Christmas is coming!! People are in the mood for giving, and all around you there are more ways than ever to do so. At the office, in your neighborhood, at school….simply everywhere you look there is a good cause that becomes apparent during the holidays.
As wonderful as that is, there is unfortunately also reason to be wary. Just look at the recent death of the Crocodile Hunter. Sadly, some swindlers saw the opportunity to turn tragedy into cash, and the same rings true during this year-end yuletide season.
How do you see to it that you and your donations are protected?
Bennett Weiner of the Wise Giving Alliance, a national charity-monitoring organization affiliated with the Council of Better Business Bureaus gives some sound advice:
“The vast majority of charities out there are responsible and accountable, but people shouldn’t forget that while everyone is thinking about helping the needy and charitable giving, there are cons out there who hope to take advantage of them”
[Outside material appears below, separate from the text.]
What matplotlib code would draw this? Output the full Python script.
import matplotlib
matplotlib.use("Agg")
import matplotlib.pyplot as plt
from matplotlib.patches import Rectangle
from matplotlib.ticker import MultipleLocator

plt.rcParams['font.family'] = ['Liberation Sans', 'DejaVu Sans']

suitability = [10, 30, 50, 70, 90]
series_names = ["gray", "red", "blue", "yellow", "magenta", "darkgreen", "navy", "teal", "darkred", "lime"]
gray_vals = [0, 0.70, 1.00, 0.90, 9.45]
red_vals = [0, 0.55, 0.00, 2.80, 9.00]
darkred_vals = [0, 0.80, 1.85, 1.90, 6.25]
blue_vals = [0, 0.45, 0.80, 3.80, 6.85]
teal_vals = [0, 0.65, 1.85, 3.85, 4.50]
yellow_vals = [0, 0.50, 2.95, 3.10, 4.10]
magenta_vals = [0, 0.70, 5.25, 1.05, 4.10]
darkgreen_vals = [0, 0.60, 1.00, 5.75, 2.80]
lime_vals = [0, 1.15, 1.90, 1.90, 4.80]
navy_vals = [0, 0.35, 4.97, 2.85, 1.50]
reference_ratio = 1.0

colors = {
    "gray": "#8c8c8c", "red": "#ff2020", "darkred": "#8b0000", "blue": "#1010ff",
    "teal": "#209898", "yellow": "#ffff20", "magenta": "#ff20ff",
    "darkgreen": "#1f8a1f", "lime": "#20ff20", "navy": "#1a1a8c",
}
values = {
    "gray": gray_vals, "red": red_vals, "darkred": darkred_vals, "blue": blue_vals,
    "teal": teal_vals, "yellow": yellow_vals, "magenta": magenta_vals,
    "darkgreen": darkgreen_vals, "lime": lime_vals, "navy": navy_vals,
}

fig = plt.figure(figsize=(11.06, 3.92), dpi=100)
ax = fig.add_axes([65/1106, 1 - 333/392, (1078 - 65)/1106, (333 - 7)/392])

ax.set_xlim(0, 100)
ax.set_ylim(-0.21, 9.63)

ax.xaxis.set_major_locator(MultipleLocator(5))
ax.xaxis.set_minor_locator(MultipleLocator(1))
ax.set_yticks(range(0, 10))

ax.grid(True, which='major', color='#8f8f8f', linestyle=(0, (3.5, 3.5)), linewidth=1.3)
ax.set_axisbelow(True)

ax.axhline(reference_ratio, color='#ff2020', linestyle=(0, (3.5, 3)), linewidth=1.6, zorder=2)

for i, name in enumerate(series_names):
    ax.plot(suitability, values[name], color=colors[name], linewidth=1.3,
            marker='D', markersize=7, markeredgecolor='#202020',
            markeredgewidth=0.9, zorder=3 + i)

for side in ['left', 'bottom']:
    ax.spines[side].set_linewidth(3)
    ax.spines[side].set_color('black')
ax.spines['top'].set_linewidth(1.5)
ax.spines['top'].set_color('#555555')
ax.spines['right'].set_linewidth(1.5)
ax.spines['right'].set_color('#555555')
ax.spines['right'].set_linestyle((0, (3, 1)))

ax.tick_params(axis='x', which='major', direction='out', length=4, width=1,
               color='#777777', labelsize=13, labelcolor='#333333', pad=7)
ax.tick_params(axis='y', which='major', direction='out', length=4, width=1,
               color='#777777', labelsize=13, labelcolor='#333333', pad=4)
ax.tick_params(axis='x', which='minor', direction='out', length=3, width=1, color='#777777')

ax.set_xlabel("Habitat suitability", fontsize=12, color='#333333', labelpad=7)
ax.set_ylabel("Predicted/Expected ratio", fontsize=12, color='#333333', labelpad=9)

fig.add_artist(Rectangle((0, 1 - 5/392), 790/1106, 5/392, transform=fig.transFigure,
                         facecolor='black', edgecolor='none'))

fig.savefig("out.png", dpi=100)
Weiner said con artists will try low- and high-tech means to get people’s money. One old con that’s still around involves someone calling on the phone and asking for money for a known charity and emphasizing that they accept credit card donations.
“Normally you wouldn’t think of giving your credit card number to a stranger on the phone,” he said. “But this is for charity. So people get taken in every year by this gimmick.”
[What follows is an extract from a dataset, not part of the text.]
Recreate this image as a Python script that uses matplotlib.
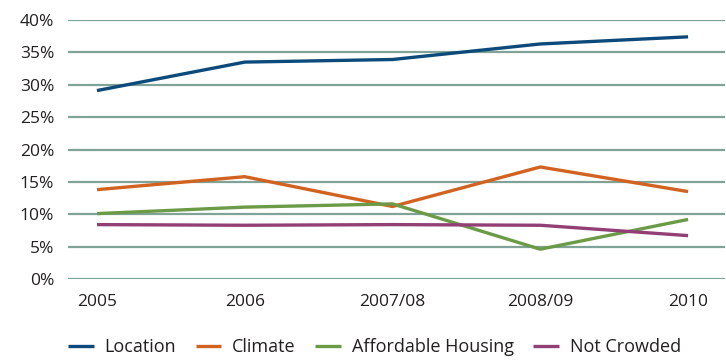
import matplotlib
matplotlib.use("Agg")
import matplotlib.pyplot as plt

years = ["2005", "2006", "2007/08", "2008/09", "2010"]
location = [29.1, 33.5, 33.9, 36.3, 37.4]
climate = [13.8, 15.8, 11.2, 17.3, 13.5]
affordable = [10.1, 11.1, 11.6, 4.6, 9.2]
not_crowded = [8.4, 8.3, 8.4, 8.3, 6.7]

names = ["Location", "Climate", "Affordable Housing", "Not Crowded"]
colors = ["#0c4a7b", "#d2621f", "#6b9b47", "#923f76"]

plt.rcParams["font.family"] = ["Open Sans", "DejaVu Sans"]

fig = plt.figure(figsize=(7.26, 3.6), dpi=100)
ax = fig.add_axes([68 / 726, 1 - 279 / 360, 657 / 726, 259 / 360])

x = list(range(len(years)))
for vals, name, c in zip([location, climate, affordable, not_crowded], names, colors):
    ax.plot(x, vals, color=c, lw=2.4, label=name, solid_capstyle="butt")

ax.set_ylim(0, 40)
ax.set_yticks(range(0, 41, 5))
ax.set_yticklabels([f"{v}%" for v in range(0, 41, 5)])
ax.set_xlim(-0.196, 4.25)
ax.set_xticks(x)
ax.set_xticklabels(years)

for v in range(0, 41, 5):
    ax.axhline(v, color="#7fa397", lw=1.6, zorder=0)

for s in ax.spines.values():
    s.set_visible(False)
ax.tick_params(length=0, labelsize=12.5, colors="#231f20")
ax.tick_params(axis="y", pad=10)
ax.tick_params(axis="x", pad=11)

fig.legend(loc="lower left", bbox_to_anchor=(52 / 726, -0.035), ncol=4, frameon=False,
           fontsize=13, handlelength=1.4, handletextpad=0.6, columnspacing=1.1,
           labelcolor="#231f20")

fig.savefig("out.png", dpi=100)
The way to avoid such a scam is to ask for printed material about the charity. That will give you time to check out the charity — and confirm the address — before you send a donation, preferably by check, he said.
A high-tech scam generally involves an e-mail that contains a link to a named charity.
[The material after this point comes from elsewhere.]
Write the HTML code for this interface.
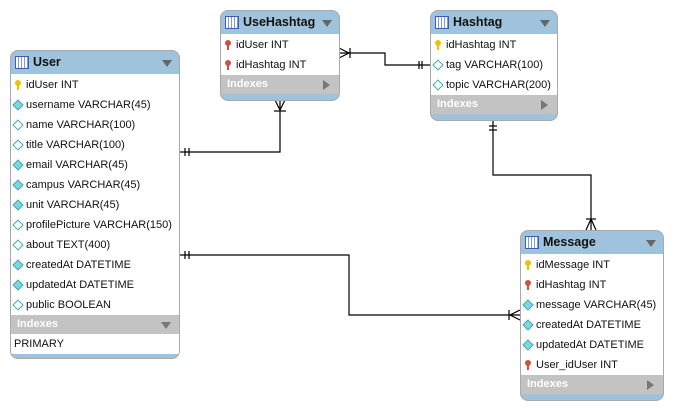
<!DOCTYPE html>
<html><head><style>
body{margin:0;width:673px;height:410px;background:#fff;position:relative;overflow:hidden;font-family:"Liberation Sans",sans-serif;}
.t{position:absolute;border:1px solid #a9a9a9;border-radius:8px;background:#9fc3dc;overflow:hidden;box-sizing:border-box}
.h{height:23px;position:relative;font-weight:bold;font-size:12.5px;line-height:23px;padding-left:22px;color:#111}
.h .ic{position:absolute;left:4px;top:5px;width:12px;height:11px;border:1px solid #3a5fae;background:repeating-linear-gradient(90deg,#fff 0 2px,#7b9cd8 2px 3px);}
.h .ar{position:absolute;right:7px;top:9px;width:0;height:0;border-left:5px solid transparent;border-right:5px solid transparent;border-top:7px solid #666}
.b{background:#fff;padding-top:1px}
.r{height:20px;font-size:11px;line-height:20px;padding-left:15px;position:relative;color:#111;white-space:nowrap}
.r i{position:absolute;left:3px;top:6px;width:6px;height:6px;border:1px solid #4aa;transform:rotate(45deg);background:#fff}
.r i.f{background:#7fd6e0}
.r b{position:absolute;left:4px;top:5px;width:6px;height:6px;border-radius:3px;background:#f0c000}
.r b:after{content:"";position:absolute;left:2px;top:5px;width:2px;height:5px;background:inherit}
.r b.fk{background:#d05040}
.ix{background:#c3c3c3;color:#fff;font-size:11px;font-weight:bold;height:19px;line-height:19px;padding-left:6px;position:relative}
.ix .ar2{position:absolute;right:9px;top:5px;border-top:5px solid transparent;border-bottom:5px solid transparent;border-left:7px solid #777}
.ix .ar3{position:absolute;right:8px;top:7px;border-left:5px solid transparent;border-right:5px solid transparent;border-top:7px solid #777}
</style></head><body>
<svg width="673" height="410" style="position:absolute;left:0;top:0" fill="none" stroke="#000" stroke-width="1.2">
<polyline points="179,152 280,152 280,100"/>
<line x1="185" y1="148" x2="185" y2="156"/><line x1="189" y1="148" x2="189" y2="156"/>
<line x1="274" y1="111" x2="286" y2="111"/><polyline points="275,100 280,110 285,100"/>
<polyline points="339,53 385,53 385,65 430,65"/>
<line x1="350" y1="48" x2="350" y2="58"/><polyline points="339,48 349,53 339,58"/>
<line x1="419" y1="61" x2="419" y2="69"/><line x1="422" y1="61" x2="422" y2="69"/>
<polyline points="493,120 493,175 591,175 591,230"/>
<line x1="489" y1="126" x2="497" y2="126"/><line x1="489" y1="130" x2="497" y2="130"/>
<line x1="586" y1="219" x2="596" y2="219"/><polyline points="586,230 591,219 596,230"/>
<polyline points="179,255 349,255 349,315 520,315"/>
<line x1="185" y1="251" x2="185" y2="259"/><line x1="189" y1="251" x2="189" y2="259"/>
<line x1="509" y1="310" x2="509" y2="320"/><polyline points="520,310 510,315 520,320"/>
</svg>

<div class="t" style="left:10px;top:50px;width:170px;height:309px">
<div class="h"><span class="ic"></span>User<span class="ar"></span></div>
<div class="b">
<div class="r"><b></b>idUser INT</div>
<div class="r"><i class="f"></i>username VARCHAR(45)</div>
<div class="r"><i></i>name VARCHAR(100)</div>
<div class="r"><i></i>title VARCHAR(100)</div>
<div class="r"><i class="f"></i>email VARCHAR(45)</div>
<div class="r"><i class="f"></i>campus VARCHAR(45)</div>
<div class="r"><i class="f"></i>unit VARCHAR(45)</div>
<div class="r"><i></i>profilePicture VARCHAR(150)</div>
<div class="r"><i></i>about TEXT(400)</div>
<div class="r"><i class="f"></i>createdAt DATETIME</div>
<div class="r"><i class="f"></i>updatedAt DATETIME</div>
<div class="r"><i></i>public BOOLEAN</div>
</div>
<div class="ix">Indexes<span class="ar3"></span></div>
<div class="r" style="background:#fff;padding-left:3px">PRIMARY</div>
</div>

<div class="t" style="left:220px;top:10px;width:120px;height:91px">
<div class="h"><span class="ic"></span>UseHashtag<span class="ar"></span></div>
<div class="b">
<div class="r"><b class="fk"></b>idUser INT</div>
<div class="r"><b class="fk"></b>idHashtag INT</div>
</div>
<div class="ix">Indexes<span class="ar2"></span></div>
</div>

<div class="t" style="left:430px;top:10px;width:128px;height:111px">
<div class="h"><span class="ic"></span>Hashtag<span class="ar"></span></div>
<div class="b">
<div class="r"><b></b>idHashtag INT</div>
<div class="r"><i></i>tag VARCHAR(100)</div>
<div class="r"><i></i>topic VARCHAR(200)</div>
</div>
<div class="ix">Indexes<span class="ar2"></span></div>
</div>

<div class="t" style="left:520px;top:230px;width:144px;height:171px">
<div class="h"><span class="ic"></span>Message<span class="ar"></span></div>
<div class="b">
<div class="r"><b></b>idMessage INT</div>
<div class="r"><b class="fk"></b>idHashtag INT</div>
<div class="r"><i class="f"></i>message VARCHAR(45)</div>
<div class="r"><i class="f"></i>createdAt DATETIME</div>
<div class="r"><i class="f"></i>updatedAt DATETIME</div>
<div class="r"><b class="fk"></b>User_idUser INT</div>
</div>
<div class="ix">Indexes<span class="ar2"></span></div>
</div>
</body></html>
“If you open the Web site, it looks like the charity’s Web site, but it’s a false front,” Weiner said. “The con artist is trying to get your credit card number or other information for ID theft.”
Jody Wahl, president of the National Association of State Charity Officials, which is made up of state government officials who oversee charities, said a major concern at the holidays involves solicitations by lesser-known charities. Sometimes these groups adopt a name or slogan similar to a well-known group or a logo that mimics one from a better-known charity.
Weiner of the Wise Giving Alliance said there are a number “red flags”
Excessive pressure. Someone demanding an on-the-spot gift should raise concerns.
Overly emotional appeals. The solicitor brings tears to your eyes but doesn’t tell you much about the charity.
Unknown appealer. You don’t recognize the name of the money-raising group. Before giving any money, check out the charity, both Weiner and Wahl advise. Go to the charity’s Web site and find out exactly what it does, who serves on its board, how it spends its money.
Then go to the Web site of a private monitoring group such as the Wise Giving Alliance and read their report on the charity, or try a national site like Guidestar, which keeps track of the Form 990s that charities must file with the Internal Revenue Service.